Search the material below for the word "with". Copy every line that has it.

DATA SUPPLIED
───

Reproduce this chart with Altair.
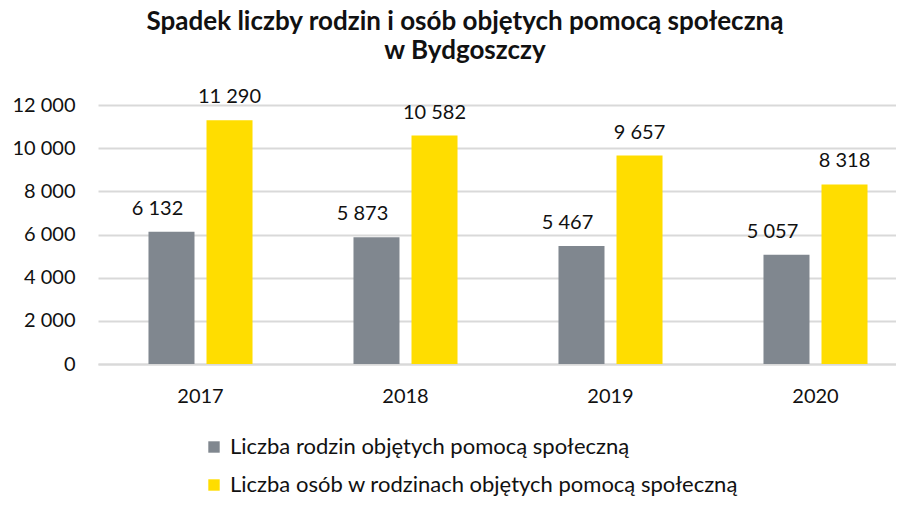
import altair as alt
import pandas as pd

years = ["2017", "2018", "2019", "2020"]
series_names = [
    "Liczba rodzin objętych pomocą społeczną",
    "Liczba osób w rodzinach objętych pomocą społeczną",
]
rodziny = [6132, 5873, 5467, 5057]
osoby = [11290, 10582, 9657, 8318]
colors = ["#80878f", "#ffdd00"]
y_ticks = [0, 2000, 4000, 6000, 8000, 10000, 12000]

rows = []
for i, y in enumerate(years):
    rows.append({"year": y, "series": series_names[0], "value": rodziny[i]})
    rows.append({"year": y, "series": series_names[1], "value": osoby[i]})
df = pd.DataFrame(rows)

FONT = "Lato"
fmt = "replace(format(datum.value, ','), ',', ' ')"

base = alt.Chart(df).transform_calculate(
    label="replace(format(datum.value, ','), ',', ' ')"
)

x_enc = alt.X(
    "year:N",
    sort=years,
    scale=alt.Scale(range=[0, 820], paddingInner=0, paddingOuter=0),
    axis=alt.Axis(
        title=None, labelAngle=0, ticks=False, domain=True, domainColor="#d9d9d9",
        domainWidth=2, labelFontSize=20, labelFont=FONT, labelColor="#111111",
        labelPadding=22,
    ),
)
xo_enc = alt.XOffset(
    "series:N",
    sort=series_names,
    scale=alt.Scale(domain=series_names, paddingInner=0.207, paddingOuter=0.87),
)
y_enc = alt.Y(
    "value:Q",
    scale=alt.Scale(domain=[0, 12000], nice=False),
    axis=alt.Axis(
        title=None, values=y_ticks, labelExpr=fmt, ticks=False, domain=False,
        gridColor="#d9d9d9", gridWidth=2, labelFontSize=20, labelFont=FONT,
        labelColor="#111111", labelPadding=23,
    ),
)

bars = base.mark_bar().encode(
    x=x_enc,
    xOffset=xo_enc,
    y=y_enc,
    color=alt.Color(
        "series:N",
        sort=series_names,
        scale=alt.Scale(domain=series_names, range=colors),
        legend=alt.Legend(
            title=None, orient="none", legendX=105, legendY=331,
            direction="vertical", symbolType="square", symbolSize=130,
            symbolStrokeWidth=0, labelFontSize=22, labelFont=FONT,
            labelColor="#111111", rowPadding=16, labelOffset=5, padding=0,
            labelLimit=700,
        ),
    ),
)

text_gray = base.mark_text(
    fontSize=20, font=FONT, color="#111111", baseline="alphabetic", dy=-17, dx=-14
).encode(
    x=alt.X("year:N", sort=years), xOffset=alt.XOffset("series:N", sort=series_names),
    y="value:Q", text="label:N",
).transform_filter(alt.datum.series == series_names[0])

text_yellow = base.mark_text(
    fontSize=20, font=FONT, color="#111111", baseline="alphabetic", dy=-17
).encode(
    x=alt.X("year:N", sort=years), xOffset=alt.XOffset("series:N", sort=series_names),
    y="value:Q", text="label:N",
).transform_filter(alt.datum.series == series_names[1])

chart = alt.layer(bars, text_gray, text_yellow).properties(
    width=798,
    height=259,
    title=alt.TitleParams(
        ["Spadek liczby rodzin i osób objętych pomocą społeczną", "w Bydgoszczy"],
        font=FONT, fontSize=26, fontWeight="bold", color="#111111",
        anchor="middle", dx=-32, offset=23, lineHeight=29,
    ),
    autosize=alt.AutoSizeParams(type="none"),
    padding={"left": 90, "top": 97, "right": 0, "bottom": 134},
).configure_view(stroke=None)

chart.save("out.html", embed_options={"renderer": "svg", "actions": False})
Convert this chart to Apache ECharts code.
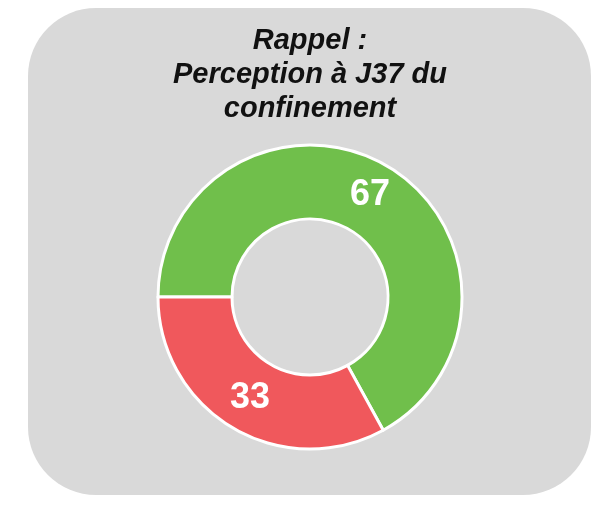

───

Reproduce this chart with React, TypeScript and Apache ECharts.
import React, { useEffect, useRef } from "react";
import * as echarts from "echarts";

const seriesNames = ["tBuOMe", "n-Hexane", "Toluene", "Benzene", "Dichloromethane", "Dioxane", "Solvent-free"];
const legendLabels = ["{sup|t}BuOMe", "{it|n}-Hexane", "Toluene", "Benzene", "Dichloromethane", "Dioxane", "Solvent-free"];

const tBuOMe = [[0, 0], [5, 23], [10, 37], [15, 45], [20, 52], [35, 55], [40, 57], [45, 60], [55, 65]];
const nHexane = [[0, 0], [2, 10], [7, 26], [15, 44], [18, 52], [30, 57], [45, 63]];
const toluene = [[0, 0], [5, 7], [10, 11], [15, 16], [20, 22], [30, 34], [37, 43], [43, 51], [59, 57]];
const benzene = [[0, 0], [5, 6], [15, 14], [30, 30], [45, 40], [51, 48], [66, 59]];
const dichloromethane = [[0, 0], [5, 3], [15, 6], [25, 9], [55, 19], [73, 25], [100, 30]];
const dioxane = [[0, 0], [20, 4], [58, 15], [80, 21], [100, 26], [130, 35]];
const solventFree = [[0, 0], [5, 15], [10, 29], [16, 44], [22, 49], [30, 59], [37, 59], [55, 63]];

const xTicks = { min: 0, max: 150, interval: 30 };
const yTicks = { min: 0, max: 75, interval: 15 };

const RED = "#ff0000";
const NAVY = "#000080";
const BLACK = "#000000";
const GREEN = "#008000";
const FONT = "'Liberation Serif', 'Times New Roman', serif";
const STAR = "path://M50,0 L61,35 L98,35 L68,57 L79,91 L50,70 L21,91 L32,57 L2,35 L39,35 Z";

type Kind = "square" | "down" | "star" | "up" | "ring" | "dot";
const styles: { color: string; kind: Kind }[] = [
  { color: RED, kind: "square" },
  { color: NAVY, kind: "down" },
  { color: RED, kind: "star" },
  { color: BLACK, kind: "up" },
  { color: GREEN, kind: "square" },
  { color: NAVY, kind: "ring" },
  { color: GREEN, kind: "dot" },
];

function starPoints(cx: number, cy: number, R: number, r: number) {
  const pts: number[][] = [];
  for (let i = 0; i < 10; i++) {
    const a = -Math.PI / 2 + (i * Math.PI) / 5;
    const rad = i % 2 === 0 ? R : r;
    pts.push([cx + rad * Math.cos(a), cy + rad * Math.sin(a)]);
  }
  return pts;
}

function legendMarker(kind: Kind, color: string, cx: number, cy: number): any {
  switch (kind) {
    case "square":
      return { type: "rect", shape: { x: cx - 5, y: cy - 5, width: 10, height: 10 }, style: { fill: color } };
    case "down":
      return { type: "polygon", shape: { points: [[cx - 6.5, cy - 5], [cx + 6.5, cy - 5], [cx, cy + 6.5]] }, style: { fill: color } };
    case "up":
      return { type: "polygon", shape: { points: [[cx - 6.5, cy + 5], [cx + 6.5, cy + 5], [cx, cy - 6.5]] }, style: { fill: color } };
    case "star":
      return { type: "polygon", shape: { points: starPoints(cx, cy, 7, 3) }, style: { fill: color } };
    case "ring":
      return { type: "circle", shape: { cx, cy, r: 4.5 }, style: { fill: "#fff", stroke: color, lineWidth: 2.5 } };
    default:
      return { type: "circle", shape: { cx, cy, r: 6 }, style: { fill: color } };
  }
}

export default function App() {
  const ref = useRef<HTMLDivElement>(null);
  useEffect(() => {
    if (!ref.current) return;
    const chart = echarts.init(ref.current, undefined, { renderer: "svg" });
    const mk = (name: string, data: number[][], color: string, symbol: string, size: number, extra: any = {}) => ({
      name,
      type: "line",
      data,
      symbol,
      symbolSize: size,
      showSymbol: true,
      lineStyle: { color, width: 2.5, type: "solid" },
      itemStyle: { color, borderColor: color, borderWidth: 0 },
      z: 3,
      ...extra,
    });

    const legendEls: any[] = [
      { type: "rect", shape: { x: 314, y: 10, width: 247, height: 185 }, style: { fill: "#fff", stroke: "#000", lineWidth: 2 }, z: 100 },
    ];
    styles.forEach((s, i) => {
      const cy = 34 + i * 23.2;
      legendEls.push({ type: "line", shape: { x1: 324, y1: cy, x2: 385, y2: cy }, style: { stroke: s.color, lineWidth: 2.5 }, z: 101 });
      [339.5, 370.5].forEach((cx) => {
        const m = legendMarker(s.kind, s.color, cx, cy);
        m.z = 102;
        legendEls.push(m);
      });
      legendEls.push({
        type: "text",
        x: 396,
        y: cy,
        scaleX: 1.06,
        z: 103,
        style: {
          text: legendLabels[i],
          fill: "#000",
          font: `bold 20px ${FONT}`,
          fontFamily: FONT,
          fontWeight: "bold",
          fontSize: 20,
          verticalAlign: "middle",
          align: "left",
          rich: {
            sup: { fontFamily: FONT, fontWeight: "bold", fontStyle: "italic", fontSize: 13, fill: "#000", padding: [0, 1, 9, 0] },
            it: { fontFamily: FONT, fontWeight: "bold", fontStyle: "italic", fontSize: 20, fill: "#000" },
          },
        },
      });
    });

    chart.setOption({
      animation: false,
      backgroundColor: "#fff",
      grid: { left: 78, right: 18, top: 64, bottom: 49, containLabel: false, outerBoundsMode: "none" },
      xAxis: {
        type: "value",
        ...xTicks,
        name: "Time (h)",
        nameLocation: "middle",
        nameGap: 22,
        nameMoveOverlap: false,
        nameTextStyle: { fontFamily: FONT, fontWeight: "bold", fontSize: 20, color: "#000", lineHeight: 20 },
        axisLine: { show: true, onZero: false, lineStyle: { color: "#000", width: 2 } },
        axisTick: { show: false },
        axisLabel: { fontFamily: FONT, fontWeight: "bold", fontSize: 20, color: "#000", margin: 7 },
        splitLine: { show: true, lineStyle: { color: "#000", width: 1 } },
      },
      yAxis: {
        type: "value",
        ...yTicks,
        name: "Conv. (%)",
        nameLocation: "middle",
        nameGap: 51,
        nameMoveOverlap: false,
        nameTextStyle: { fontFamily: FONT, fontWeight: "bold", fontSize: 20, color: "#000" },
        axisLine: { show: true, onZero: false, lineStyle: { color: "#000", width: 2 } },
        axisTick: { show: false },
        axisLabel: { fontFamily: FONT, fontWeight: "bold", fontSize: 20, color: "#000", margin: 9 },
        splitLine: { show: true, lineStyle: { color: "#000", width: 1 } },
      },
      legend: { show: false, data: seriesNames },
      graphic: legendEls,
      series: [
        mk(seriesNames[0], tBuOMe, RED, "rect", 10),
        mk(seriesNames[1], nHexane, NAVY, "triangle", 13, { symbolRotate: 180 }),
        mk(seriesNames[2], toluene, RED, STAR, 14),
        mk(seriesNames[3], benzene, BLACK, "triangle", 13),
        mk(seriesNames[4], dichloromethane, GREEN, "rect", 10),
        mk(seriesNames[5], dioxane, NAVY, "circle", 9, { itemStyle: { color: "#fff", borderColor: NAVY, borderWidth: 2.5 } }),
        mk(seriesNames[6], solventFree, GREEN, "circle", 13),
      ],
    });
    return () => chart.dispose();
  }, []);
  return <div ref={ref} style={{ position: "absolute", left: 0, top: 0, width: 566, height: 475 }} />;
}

───

FINAL RESULT
Reproduce this chart with Altair.
Reproduce this chart with React, TypeScript and Apache ECharts.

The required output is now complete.